Praise for the departing commissioner: When Mattingly was appointed by Bloomberg in 2004, the child welfare industry largely saw him as an excellent hire, and child welfare leaders continue to praise him for deeply caring about children.
“There are far too few child welfare commissioners anywhere in this country that share his courage, strength, integrity and tenacity,” said Marcia Robinson Lowery, executive director of the group Children’s Rights, to the New York Times. “He aimed high and while he may not have hit every goal he set, his aim was dead on.”
“I honestly think this agency is so much more professional and the leadership is so much more focused on problem solving than a decade ago,” said Andrew White of the Center for New York City Affairs at the New School, reported the Daily News.

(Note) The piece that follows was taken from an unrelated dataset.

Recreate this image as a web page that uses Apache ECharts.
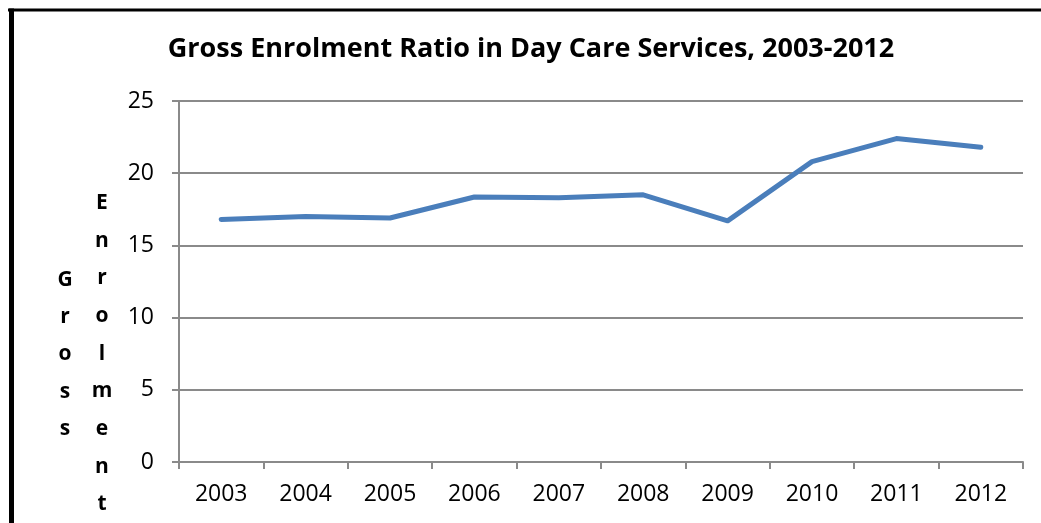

In a written statement, the mayor said, “Few people have worked harder and more effectively in such difficult circumstances than he has,” referring to the intense reforms and controversies that have occurred under Mattingly’s watch.
A burdensome legacy. The high-profile death of Nixzmary Brown led to serious criticism of Mattingly and the agency. After the 7-year-old Bed-Stuy girl was starved, tortured and beaten to death by her father, it came to light that two complaints had been made to Child Services about the Brown family prior to Nixzmary’s death. The agency was reportedly overwhelmed with cases at the time, and the media placed much of the blame on Mattingly– as Mattingly himself apparently did . After the case, major changes were made to the way the city handles child welfare cases.
- Mattingly hired 525 new employees to reduce stress on case loads, reported the New York Times.
- The mayor created a new panel to enforce better communication between Child Services and NYPD.
- City Council began to closely scrutinize the agency’s activity, beginning in 2007 with a hearing over which committee had jurisdiction over child services, reported the Daily News.
Mattingly was hit with another blow in September, 2010, with the death of 4-year-old Marchella Brett-Pierce. Pierce, who weighed 18 pounds at the time of her death, had been tortured and neglected by her mother. Child Services caseworker Damon Adams had been assigned to the case the previous November, but an investigation revealed that the caseworker had failed to visit the home as much as he was required, and that his supervisor, Chereece Bell, had failed to report Adams’ negligence. Both Adams and Bell were charged with criminally negligent homicide in March, reported AOL News.
A loss of perspective. Richard Wexler, executive director of the National Coalition for Child Protection Reform, said that he believes Mattingly was so personally devastated by these horrific cases, that he lost touch with his role as administrator. “What Mattingly is responsible for is not the horror stories, but the day to day failures,” Wexler said, according to the Daily News.
On its blog, the National Coalition for Child Protection Reform said, “The John Mattingly who took the job was a visionary, a national leader in pioneering best practices. But the John Mattingly who leaves the job now let best practice pass him by. He became one of the most regressive forces in American child welfare, and New York’s vulnerable children have suffered for it.” Among many charges that Mattingly overreacted to the Brett-Pierce and Brown cases to the detriment of child welfare and the undeserved break-up of many families, the coalition believes Mattingly’s worst decision was leading a 50 percent increase in removal of children from their homes.
Richter steps in. Before he was a judge, Richter worked as the city’s family services coordinator, helping coordinate meetings between at-risk families and various city agencies, reported the New York Times.